La Democracia no se reduce a la ocasión electoral, si bien los procesos electorales son su instrumento más genuino. No se es demócrata consecuente por el simple hecho de votar y aceptar pasivamente los resultados, sino sobre todo por tener asumidos los Valores Democráticos entre los que destaca, precisamente, exigir una coherencia honrada a los elegidos, no beneficiarse políticamente por la compra de dos traidores o cuestionar el resultado adverso propalando el infundio de una falsa conspiración. La manipulación de los significados ha llegado a tal extremo que ahora se admite como normal el que un concepto de estricta aplicación procesal, como es la presunción de inocencia, se esgrima para aferrarse al cargo público detentado por el sospechoso cuando existen evidencias racionales de que se ha faltado a la honorabilidad exigible. Un político bajo unas sospechas ciertas de corrupción deja de ser respetable, al menos mientras no aclare sin lugar a dudas su situación.
El partido que aspira a volver al poder -a ser posible con mayoría absoluta para imponer sus soluciones tipo Esperanza Aguirre- está enredado en una maraña de escándalos de corrupción a los que intenta taponar matando al mensajero. Y el PSOE tampoco anda muy acertado en sus actos de Gobierno. Es lógico que los errores de Gobierno sean los más abultados y los que admitan una crítica más contundente por su trascendencia, pero basta con señalar algunas indefiniciones que son percibidas, incluso por su propio electorado, como incoherentes con lo esperable de su ideología. Por no entrar en las imprecisiones de la política económica (pues hay que estar a enjuiciar los resultados y abstenerse de pronósticos, siempre inseguros incluso de los que se presentan como “expertos”), baste señalar aquello que nos define como país.

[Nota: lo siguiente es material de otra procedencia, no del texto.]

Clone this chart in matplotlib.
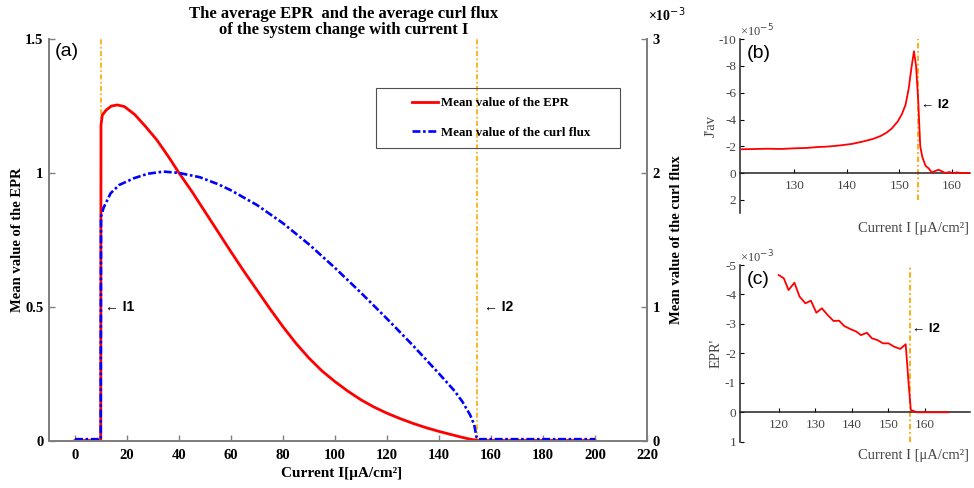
import numpy as np
import matplotlib
matplotlib.use('Agg')
import matplotlib.pyplot as plt
from matplotlib.patches import Rectangle

plt.rcParams['axes.unicode_minus'] = False

# ---- painel (a): EPR médio e fluxo de curl médio em função da corrente I ----
I_epr = [0, 9.9, 10.0, 10.5, 12, 14, 16.3, 19, 23, 27, 31.5, 36, 40, 45, 50, 55, 60, 65,
         70, 75, 80, 85, 90, 95, 100, 105, 110, 115, 120, 125, 130, 135, 140, 144, 148, 151.5,
         155, 200]
epr = [0, 0, 1.179, 1.216, 1.235, 1.25, 1.254, 1.248, 1.218, 1.175, 1.123, 1.06, 1.0, 0.93,
       0.855, 0.78, 0.705, 0.632, 0.562, 0.492, 0.425, 0.363, 0.308, 0.26, 0.22, 0.184, 0.152,
       0.125, 0.102, 0.082, 0.064, 0.048, 0.034, 0.024, 0.014, 0.006, 0.0, 0.0]

I_curl = [0, 9.9, 10.0, 11, 13.7, 17, 22.6, 28, 34, 40, 48, 55, 60, 70, 80, 90, 100, 110,
          120, 130, 140, 146, 149, 152, 153.5, 154.5, 155, 200]
curl = [0.01, 0.01, 1.674, 1.74, 1.848, 1.91, 1.96, 1.994, 2.01, 2.0, 1.968, 1.916, 1.87,
        1.76, 1.624, 1.466, 1.29, 1.104, 0.91, 0.71, 0.5, 0.37, 0.29, 0.19, 0.12, 0.02,
        0.01, 0.01]  # x 1e-3

I1, I2 = 10.0, 154.7

# ---- painel (b): J'av perto de I2 ----
I_j = [120, 122.5, 125, 127.5, 130, 132.5, 134.5, 136, 137.5, 139, 141, 143, 145, 146.5,
       147.5, 148.5, 149.7, 150.5, 151.2, 151.8, 152.3, 152.8, 153.2, 153.6, 154.0, 154.4,
       155.0, 155.6, 156.2, 156.8, 157.5, 158.2, 158.8, 159.5, 160.2, 161, 161.8, 163.5]
j_av = [-1.78, -1.80, -1.82, -1.80, -1.85, -1.88, -1.95, -1.97, -2.02, -2.08, -2.18, -2.35,
        -2.55, -2.78, -3.0, -3.3, -3.85, -4.4, -5.1, -6.3, -7.8, -9.1, -8.0, -5.5, -2.0, -1.2,
        -0.55, -0.35, -0.05, -0.15, -0.25, -0.12, 0.0, -0.08, 0.0, -0.05, 0.0, 0.0]  # x 1e-5
I2_b = 153.6

# ---- painel (c): EPR' perto de I2 ----
I_c = [120, 121.4, 122.7, 124.3, 125.7, 127.3, 128.8, 130.3, 131.8, 133.4, 135, 136.5, 137.9,
       139.5, 141.2, 142.5, 144.1, 145.5, 147.0, 148.5, 150, 151.5, 153.2, 154.7, 155.5, 156.1,
       157.7, 166.4]
epr_d = [-4.66, -4.55, -4.15, -4.40, -3.93, -3.70, -3.79, -3.38, -3.53, -3.30, -3.10, -3.11,
         -2.93, -2.83, -2.74, -2.62, -2.70, -2.51, -2.45, -2.34, -2.34, -2.23, -2.15, -2.31,
         -0.98, -0.08, 0.0, 0.0]  # x 1e-3
I2_c = 155.8

serif = 'Liberation Serif'
sans = 'Liberation Sans'
cinza = '#808080'
laranja = '#FFA500'
traco_laranja = (0, (3, 1.5, 1, 1.5))

fig = plt.figure(figsize=(9.74, 4.88), dpi=100)

# ================= painel (a) =================
ax = fig.add_axes([0.0503, 0.0973, 0.6140, 0.8225])
ax2 = ax.twinx()

ax.plot(I_epr, epr, color='red', lw=2.0)
ax2.plot(I_curl, curl, color='blue', lw=1.9, ls=(0, (3, 1, 1, 1)))
for xv in (I1, I2):
    ax.axvline(xv, color=laranja, lw=1.2, ls=traco_laranja, zorder=1)

ax.set_xlim(-10, 220)
ax.set_ylim(0, 1.5)
ax2.set_ylim(0, 3)

ax.set_xticks(np.arange(0, 221, 20))
ax.set_yticks([0, 0.5, 1, 1.5], ['0', '0.5', '1', '1.5'])
ax2.set_yticks([0, 1, 2, 3], ['0', '1', '2', '3'])

for a in (ax, ax2):
    a.spines['top'].set_visible(False)
    for s in ('left', 'right', 'bottom'):
        a.spines[s].set_color(cinza)
        a.spines[s].set_linewidth(1.4)
    a.tick_params(direction='in', length=4, color=cinza, width=1.0, labelsize=10.5, pad=4)
    for lab in a.get_xticklabels() + a.get_yticklabels():
        lab.set_fontfamily(serif)
        lab.set_fontweight('bold')
ax.tick_params(axis='x', pad=6)

ax.set_xlabel('Current I[μA/cm²]', fontfamily=serif, fontweight='bold', fontsize=11)
ax.xaxis.set_label_coords(0.49, -0.066)
ax.set_ylabel('Mean value of the EPR', fontfamily=serif, fontweight='bold', fontsize=10.5)
ax.yaxis.set_label_coords(-0.041, 0.5)
ax2.set_ylabel('Mean value of the curl flux', fontfamily=serif, fontweight='bold', fontsize=10.5)
ax2.yaxis.set_label_coords(1.038, 0.5)

ax2.text(1.002, 1.038, '×10$^{-3}$', transform=ax2.transAxes, fontfamily=serif,
         fontweight='bold', fontsize=10, ha='left', va='bottom')

fig.text(0.353, 0.988, 'The average EPR  and the average curl flux\nof the system change with current I',
         ha='center', va='top', fontfamily=serif, fontweight='bold', fontsize=12, linespacing=1.05)

ax.text(0.01, 0.99, '(a)', transform=ax.transAxes, fontfamily=sans, fontsize=14, va='top')
ax.text(I1 + 1.5, 0.5, '← I1', fontfamily=sans, fontweight='bold', fontsize=10, va='center')
ax.text(I2 + 2.5, 0.5, '← I2', fontfamily=sans, fontweight='bold', fontsize=10, va='center')

# legenda sem moldura + caixa desenhada à parte
linhas = [ax.lines[0], ax2.lines[0]]
fig.legend(linhas, ['Mean value of the EPR', 'Mean value of the curl flux'],
           loc='upper left', bbox_to_anchor=(412 / 974, 1 - 97 / 488), frameon=False,
           borderpad=0, borderaxespad=0, handlelength=2.0, handletextpad=0.25,
           labelspacing=1.35, prop={'family': serif, 'weight': 'bold', 'size': 9.3})
fig.patches.append(Rectangle((376 / 974, 1 - 148 / 488), 244 / 974, 60 / 488,
                             transform=fig.transFigure, fill=False, ec='#505050', lw=0.8))

# ================= paineis (b) e (c) =================
def painel_lateral(pos, xs, ys, ylim, xlim, yticks, xticks, i2, i2_y, v_rotulo, ylabel, lx,
                   expo, letra):
    axp = fig.add_axes(pos)
    axp.plot(xs, ys, color='red', lw=1.3, zorder=3)
    axp.set_ylim(*ylim)
    axp.set_xlim(*xlim)
    axp.vlines(i2, i2_y[0], i2_y[1], color=laranja, lw=1.3, ls=traco_laranja, zorder=2)
    axp.spines['bottom'].set_position(('data', 0))
    axp.spines['top'].set_visible(False)
    axp.spines['right'].set_visible(False)
    for s in ('left', 'bottom'):
        axp.spines[s].set_color('#222222')
        axp.spines[s].set_linewidth(1.1)
    axp.set_yticks(yticks, [str(v) for v in yticks])
    axp.set_xticks(xticks, [str(v) for v in xticks])
    axp.tick_params(direction='in', length=3, labelsize=9.5, labelcolor='#444444', pad=3)
    axp.tick_params(axis='x', pad=5)
    for lab in axp.get_xticklabels() + axp.get_yticklabels():
        lab.set_fontfamily(serif)
    axp.set_ylabel(ylabel, fontfamily=serif, fontsize=10.5, color='#444444')
    axp.yaxis.set_label_coords(lx, 0.5)
    axp.text(0.0, 1.0, '×10$^{' + expo + '}$', transform=axp.transAxes, fontfamily=serif,
             fontsize=9, color='#444444', ha='left', va='bottom')
    axp.text(0.03, 0.965, letra, transform=axp.transAxes, fontfamily=sans, fontsize=14, va='top')
    axp.text(i2 + 0.6, v_rotulo, '← I2', fontfamily=sans, fontweight='bold', fontsize=9.5,
             va='center')
    return axp

axb = painel_lateral([0.760, 0.563, 0.236, 0.3567], I_j, j_av, (3, -10), (119.7, 163.5),
                     list(range(-10, 3, 2)), [130, 140, 150, 160], I2_b, (2, -10), -5.1,
                     "J'av", -0.10, '-5', '(b)')
axc = painel_lateral([0.760, 0.0949, 0.236, 0.362], I_c, epr_d, (1, -5), (109.5, 172.3),
                     list(range(-5, 2)), [120, 130, 140, 150, 160], I2_c, (1, -5), -2.83,
                     "EPR'", -0.075, '-3', '(c)')

fig.text(0.995, 1 - 229 / 488, 'Current I [μA/cm²]', ha='right', va='center', fontfamily=serif,
         fontsize=10.5, color='#444444')
fig.text(0.995, 1 - 455 / 488, 'Current I [μA/cm²]', ha='right', va='center', fontfamily=serif,
         fontsize=10.5, color='#444444')

fig.savefig('out.png', dpi=100)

Renunciar al compromiso ético de la Justicia Universal –siguiendo las directrices del gobierno sionista- no es un aval de progresía, al tiempo que se incumplen compromisos irrenunciables en materia de Derechos Humanos. Al mismo tiempo, y para completar la incoherencia, se apoya un trato europeo de privilegio a una Estado como Israel claramente delincuente internacional, ya que ha incumplido todas de las Resoluciones firmes de Naciones Unidas, siguiendo por el contrario su política totalitaria y expansionista a costa de masacrar a los titulares legítimos del territorio que ocupan contra todo Derecho Internacional. Prepara una Ley de Libertad Religiosa (que no de Conciencia, como sería lo exigible) para perpetuar el poder de la Iglesia Católica, otorgando algunas parcelas de presencia a otras religiones; vulnera con ello una exigible separación entre las creencias espirituales y la estructura aconfesional y laica del Estado. Siguiendo por ese camino la Enseñanza, ámbito de la Ciencia, se convierte en sinagoga, mezquita o sacristía, responsabilidad de las familias y su ámbito privado en cuanto a las creencias (todas legítimas pero no estatales) que quieren para sus hijos. Aún no sabe el PSOE separar Ética Pública de Moral Privada.

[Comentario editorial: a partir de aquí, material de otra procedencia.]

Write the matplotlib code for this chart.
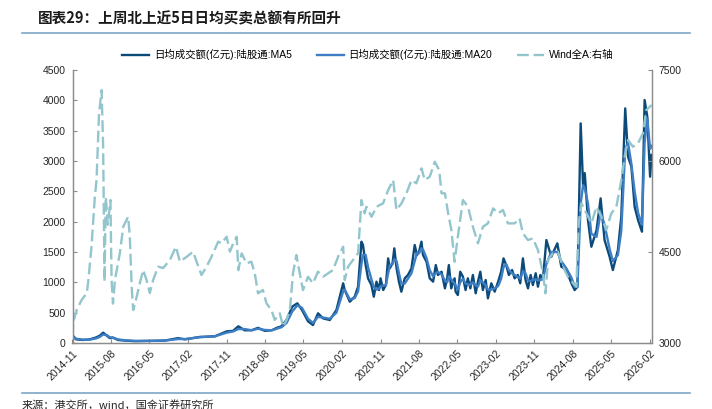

Y así le luce el pelo con los grupos que pretenden que el Parlamento legisle según sus creencias particulares. Toda legislación en libertades (llámese unión marital homosexual o interrupción voluntaria del embarazo con garantías) se ha de hacer con la charanga de fondo de los grupos ultra. No puede extrañar, por tanto, que con el peso de los herederos del franquismo en orden cerrado tuviese que arbitrarse de tapadillo y a toda prisa una mal llamada Ley de Memoria Histórica, que trata de descargar al Estado de una de sus obligaciones más esenciales: localizar los restos de ciudadanos españoles asesinados alevosamente, delimitar las circunstancias y acotar las responsabilidades pertinentes. El único magistrado que osó cumplir con su obligación procesal es vilmente acusado (y admitida a trámite, lo que es aún más escandaloso) y aquí no se hunde la Justicia.Con este panorama no es de extrañar la huida de los votantes hacia posturas abstencionistas, reaccionarias o a la elección de personajes impresentables y oportunistas.